Schuldner scheuen sich
Auch Scheidungen zählen zu den Risikofaktoren für eine Verschuldung. So war es im Fall von Paula Grüninger *. Nach der Trennung von ihrem Mann konnte die alleinerziehende Mutter den auf zwei Einkommen ausgelegten Lebensstandard nicht mehr halten. Die Eigentumswohnung musste liquidiert werden und ging unter ihrem Preis weg. Zurück blieben Schulden von 150'000 Franken. Mit ihrem Teilzeitpensum hat Paula Grüninger keine Chance, in absehbarer Zeit ein Vermögen anzuhäufen. «In einem solchen Fall empfehlen wir den Konkurs», sagt Marco Petrini von der Zürcher Fachstelle für Schuldenfragen.
Wie viele Schuldner scheut sich auch Paula Grüninger, diesen Schritt zu tun. Oft seien es falsche Vorstellungen, welche die Leute vom Konkurs abhielten. Manche zögern, weil sie befürchten, nie mehr eine andere Wohnung zu bekommen, und würden dabei vergessen, dass es ihnen als Schuldner mit Betreibungen und Lohnpfändung auch nicht besser ergehe. «Wenn wir die Leute klar über die Folgen informieren, verziehen sich ihre Bedenken meist.»
Von Vorteil sei es, so Petrini, das persönliche Umfeld rechtzeitig zu informieren. Nebst dem Freundeskreis gehöre dazu auch der Arbeitgeber oder die Vermieterin. Damit lasse sich verhindern, dass diese es auf Umwegen erfahren oder aus dem Amtsblatt, worin jeder Konkurs veröffentlicht wird.

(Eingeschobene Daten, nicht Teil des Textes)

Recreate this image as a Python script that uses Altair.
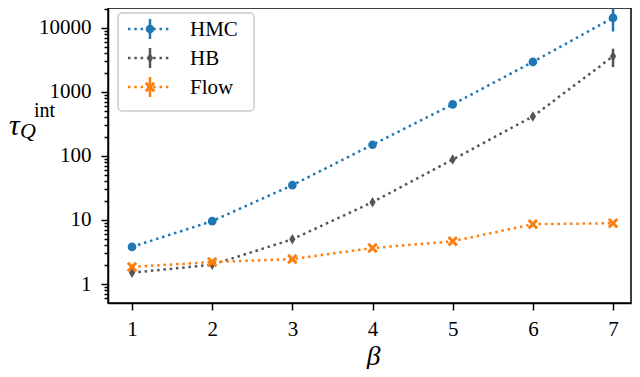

Gläubiger gehen oft leer aus
Während der Privatkonkurs für die Schuldner ein Befreiungsakt ist, gehen die Gläubiger – die häufigste Gruppe sind die Steuerbehörden – meist leer aus. Der Jurist Lorandi verweist auf eine Untersuchung, wonach über 85 Prozent aller privaten Konkurse ohne jegliche Zahlung an die Gläubiger enden. Angesichts dieser Zahlen drängt sich der Schluss auf, dass sich viele Schuldnerinnen und Schuldner mit einem Privatkonkurs «sanieren».
Auch H. W. hat von Anfang an gewusst, dass er seine Schulden nie wird begleichen können. Er hofft nun, dass die Gläubiger seine Begründung akzeptieren. Das müssen sie aber nicht. Sie können W. jederzeit für die alte Forderung betreiben. Dann müsste er seine finanzielle Situation detailliert offenlegen und nachweisen, dass er tatsächlich nicht über genügend Einkommen verfügt, um wenigstens einen Teil der Schulden abzustottern.